Task to carry out | Print, word for word, every line from the beginning of the listing up to and including the line with "Chart.register(...registerables);". Pictures are to be excluded.

Data block |
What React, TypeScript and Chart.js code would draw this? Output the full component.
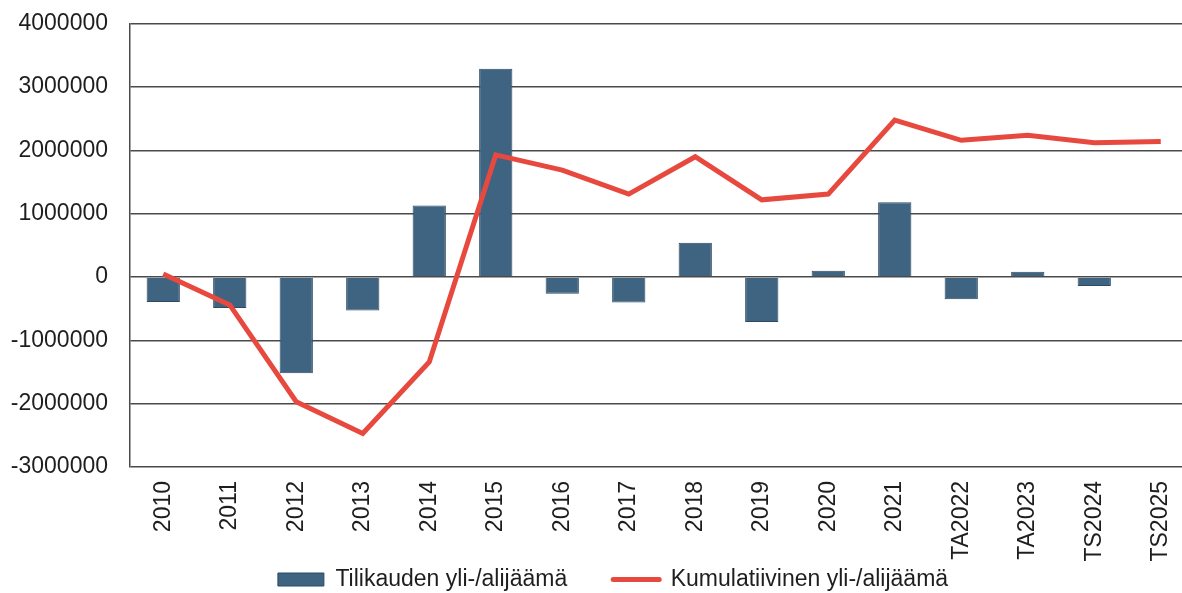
import React, { useEffect, useRef } from "react";
import { Chart, registerables } from "chart.js";

Chart.register(...registerables);

const categories = ["2010", "2011", "2012", "2013", "2014", "2015", "2016", "2017", "2018", "2019", "2020", "2021", "TA2022", "TA2023", "TS2024", "TS2025"];
const annualResult = [-395000, -490000, -1520000, -530000, 1130000, 3290000, -265000, -400000, 540000, -710000, 100000, 1180000, -350000, 85000, -140000, -10000];
const cumulativeResult = [50000, -440000, -1970000, -2470000, -1340000, 1930000, 1690000, 1310000, 1900000, 1220000, 1310000, 2480000, 2160000, 2240000, 2120000, 2140000];
const barLabel = "Tilikauden yli-/alijäämä";
const lineLabel = "Kumulatiivinen yli-/alijäämä";
const yMin = -3000000;
const yMax = 4000000;
const yStep = 1000000;

const BAR_COLOR = "#3e6482";
const BAR_BORDER = "#2f4a60";
const LINE_COLOR = "#e8493f";
const GRID_COLOR = "#4a4a4a";
const TEXT_COLOR = "#1e1e1e";
const FONT = { family: "'Liberation Sans', Arial, sans-serif", size: 23 };

// moves the legend box after layout so it sits where the reference shows it
const legendPlacer = {
  id: "legendPlacer",
  afterLayout(chart: any) {
    const l = chart.legend;
    if (!l) return;
    const dx = 16;
    const dy = 522 - l.top;
    l.left += dx;
    l.right += dx;
    l.top += dy;
    l.bottom += dy;
  },
};

export default function App() {
  const ref = useRef<HTMLCanvasElement | null>(null);

  useEffect(() => {
    document.body.style.margin = "0";
    const canvas = ref.current;
    if (!canvas) return;
    const chart = new Chart(canvas, {
      type: "bar",
      data: {
        labels: categories,
        datasets: [
          {
            type: "bar",
            label: barLabel,
            data: annualResult,
            backgroundColor: BAR_COLOR,
            borderColor: BAR_BORDER,
            borderWidth: 1,
            categoryPercentage: 1,
            barPercentage: 0.5,
            order: 1,
          },
          {
            type: "line",
            label: lineLabel,
            data: cumulativeResult,
            borderColor: LINE_COLOR,
            backgroundColor: LINE_COLOR,
            borderWidth: 5,
            pointRadius: 0,
            tension: 0,
            fill: false,
            order: 0,
          },
        ],
      },
      plugins: [legendPlacer],
      options: {
        responsive: false,
        animation: false,
        devicePixelRatio: 1,
        layout: { padding: { left: 0, right: 10, top: 0, bottom: 0 } },
        plugins: {
          tooltip: { enabled: false },
          legend: {
            position: "bottom",
            labels: {
              color: TEXT_COLOR,
              font: FONT,
              usePointStyle: true,
              pointStyleWidth: 46,
              boxHeight: 13,
              padding: 46,
              generateLabels: () => [
                {
                  text: barLabel,
                  fillStyle: BAR_COLOR,
                  strokeStyle: BAR_BORDER,
                  lineWidth: 1,
                  pointStyle: "rect",
                  datasetIndex: 0,
                  fontColor: TEXT_COLOR,
                } as any,
                {
                  text: lineLabel,
                  fillStyle: LINE_COLOR,
                  strokeStyle: LINE_COLOR,
                  lineWidth: 5,
                  lineCap: "round",
                  pointStyle: "line",
                  datasetIndex: 1,
                  fontColor: TEXT_COLOR,
                } as any,
              ],
            },
          },
        },
        scales: {
          x: {
            grid: { display: false, drawTicks: false },
            border: { display: false },
            ticks: {
              color: TEXT_COLOR,
              font: FONT,
              minRotation: 90,
              maxRotation: 90,
              autoSkip: false,
              padding: 14,
            },
            afterFit: (scale: any) => {
              scale.height = 100;
            },
          },
          y: {
            min: yMin,
            max: yMax,
            grid: {
              color: GRID_COLOR,
              lineWidth: 1.5,
              drawTicks: true,
              tickLength: 12,
              tickColor: "rgba(0,0,0,0)",
            },
            border: { display: true, color: GRID_COLOR, width: 1.5 },
            ticks: {
              stepSize: yStep,
              color: TEXT_COLOR,
              font: FONT,
              padding: 10,
              callback: (v: any) => String(v),
            },
            afterFit: (scale: any) => {
              scale.width = 130;
            },
          },
        },
      },
    });
    return () => chart.destroy();
  }, []);

  return (
    <div style={{ position: "absolute", left: 0, top: 0, width: 1182, height: 593, overflow: "hidden", background: "#fff" }}>
      <canvas ref={ref} width={1204} height={646} style={{ display: "block" }} />
    </div>
  );
}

Right answer |
What React, TypeScript and Chart.js code would draw this? Output the full component.
import React, { useEffect, useRef } from "react";
import { Chart, registerables } from "chart.js";

Chart.register(...registerables);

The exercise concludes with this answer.